Em seguida, a professora propôs a leitura de textos de opinião. “Eles identificaram estratégias argumentativas: a tese do autor, argumentos válidos, falácias e aspectos da língua, como conectores e estrutura textual.”
“Também apresentei a noção de texto argumentativo, mostrando que, além de opinar, argumentar significava tentar persuadir alguém sobre um ponto de vista. Isso exige uma posição clara, uma ideia principal e estratégias para defendê-la”, conta Entringer.

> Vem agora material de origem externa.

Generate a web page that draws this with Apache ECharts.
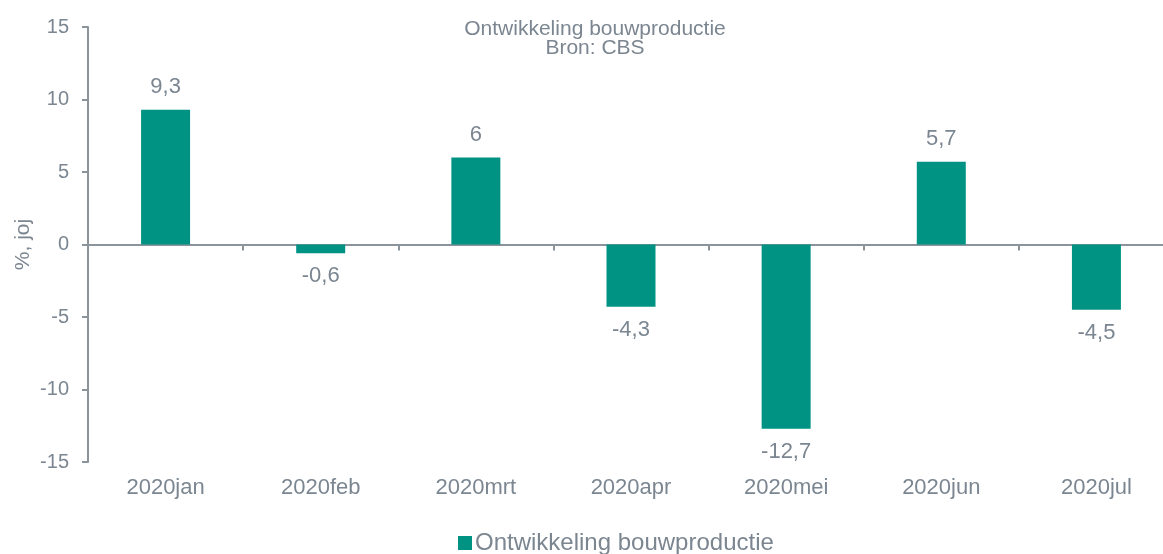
<!DOCTYPE html>
<html>
<head>
<meta charset="utf-8">
<script src="https://cdn.jsdelivr.net/npm/echarts@6/dist/echarts.min.js"></script>
<style>
  html, body { margin: 0; padding: 0; background: #fff; overflow: hidden; }
  #main { width: 1175px; height: 554px; }
</style>
</head>
<body>
<div id="main"></div>
<script>
// data
var months = ['2020jan', '2020feb', '2020mrt', '2020apr', '2020mei', '2020jun', '2020jul'];
var growth = [9.3, -0.6, 6, -4.3, -12.7, 5.7, -4.5];
var seriesName = 'Ontwikkeling bouwproductie';
var titleLines = ['Ontwikkeling bouwproductie', 'Bron: CBS'];
var yName = '%, joj';

var teal = '#009384';
var grey = '#7b8691';
var axisGrey = '#8b939b';
var font = '"Liberation Sans", Arial, sans-serif';

var myChart = echarts.init(document.getElementById('main'));

// label above positive bars, below negative ones
var barData = growth.map(function (v) {
  return { value: v, label: { position: v < 0 ? 'bottom' : 'top' } };
});

myChart.setOption({
  animation: false,
  title: {
    text: titleLines.join('\n'),
    left: 590,
    textAlign: 'center',
    top: 15,
    textStyle: { color: grey, fontSize: 21, fontWeight: 'normal', fontFamily: font, lineHeight: 19 }
  },
  legend: {
    data: [seriesName],
    left: 458,
    top: 531,
    padding: 0,
    itemWidth: 14,
    itemHeight: 14,
    icon: 'rect',
    textStyle: { color: grey, fontSize: 24, fontFamily: font, padding: [0, 0, 0, -2] }
  },
  grid: { left: 88, right: 1, top: 27, bottom: 92 },
  xAxis: [
    {
      type: 'category',
      data: months,
      axisLine: { onZero: true, lineStyle: { color: axisGrey, width: 2 } },
      axisTick: { show: true, length: 6, lineStyle: { color: axisGrey, width: 2 } },
      axisLabel: { show: false }
    },
    {
      type: 'category',
      data: months,
      position: 'bottom',
      axisLine: { show: false, onZero: false },
      axisTick: { show: false },
      axisLabel: { color: grey, fontSize: 22, fontFamily: font, margin: 15 }
    }
  ],
  yAxis: {
    type: 'value',
    min: -15,
    max: 15,
    interval: 5,
    name: yName,
    nameLocation: 'middle',
    nameGap: 54,
    nameMoveOverlap: false,
    nameTextStyle: { color: grey, fontSize: 21, fontFamily: font },
    axisLine: { show: true, lineStyle: { color: axisGrey, width: 2 } },
    axisTick: { show: true, length: 6, lineStyle: { color: axisGrey, width: 2 } },
    splitLine: { show: false },
    axisLabel: { color: grey, fontSize: 20, fontFamily: font, margin: 19 }
  },
  series: [
    {
      name: seriesName,
      type: 'bar',
      xAxisIndex: 0,
      barWidth: 49,
      itemStyle: { color: teal },
      data: barData,
      label: {
        show: true,
        distance: 12,
        color: grey,
        fontSize: 22,
        fontFamily: font,
        formatter: function (p) { return String(p.value).replace('.', ','); }
      }
    }
  ]
});
</script>
</body>
</html>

“A construção de uma tese e o uso de bons argumentos – como causas, consequências, provas, exemplos, autoridades etc. – são fundamentais para dar força e coerência ao texto”, acrescenta.
Na sequência, vieram atividades: a professora simulou debates orais sobre temas do universo juvenil para que os estudantes praticassem a defesa de opiniões antes de escrever. Utilizou pequenos trechos de notícias para eles comentarem e propôs a análise de comentários reais em sites de notícias e redes sociais.

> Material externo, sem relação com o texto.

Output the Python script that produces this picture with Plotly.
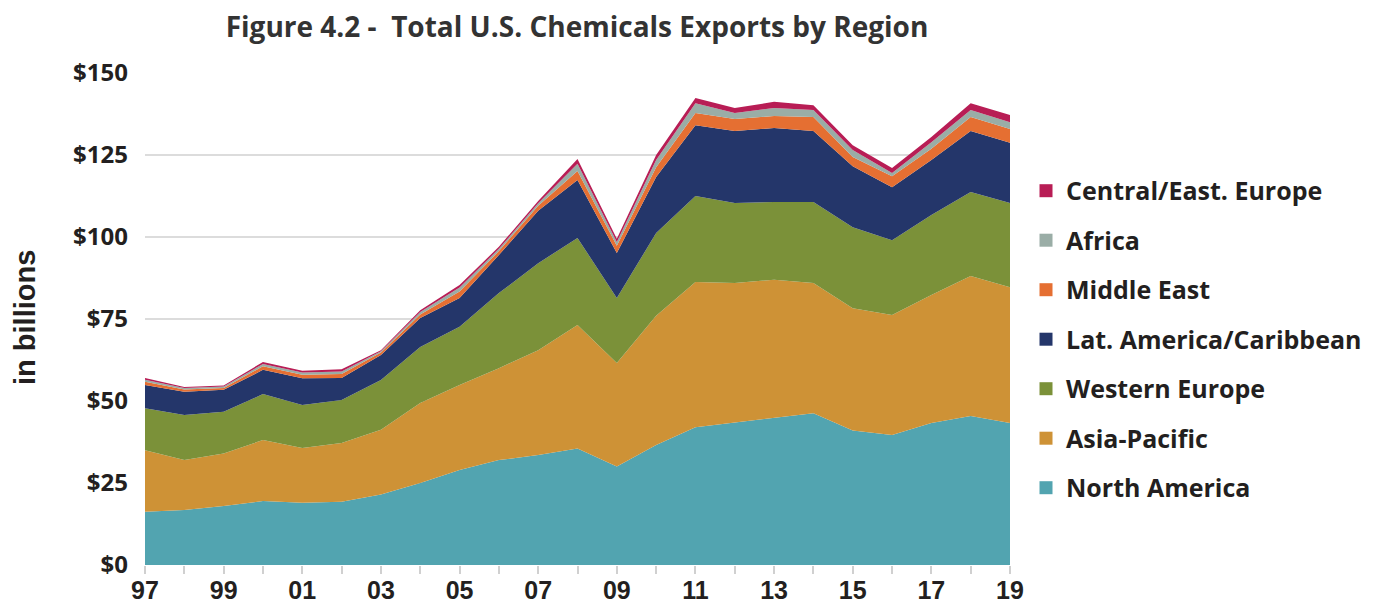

“Apresentava exemplos de comentários positivos e negativos, para que os alunos refletissem sobre o efeito que cada texto poderia causar no interlocutor. Ressaltava que, mesmo em ambiente informal, era possível e desejável manter a clareza e a coesão argumentativa, evitando xingamentos e ataques pessoais”, lembra.
Por fim, eles produziram novos comentários no blog, nos quais demonstraram maior domínio de argumentos e melhor organização das ideias. “Os alunos também podem revezar papéis para escrever comentários iniciais e respostas, exercitando, assim, a argumentação em cadeia”, aconselha.
Bastos criou um produto pedagógico em sua dissertação “Das ‘cartas do leitor’ aos ‘comentários críticos do Instagram’ como prática para a ampliação da competência argumentativa de discentes de 7º ano do ensino fundamental”.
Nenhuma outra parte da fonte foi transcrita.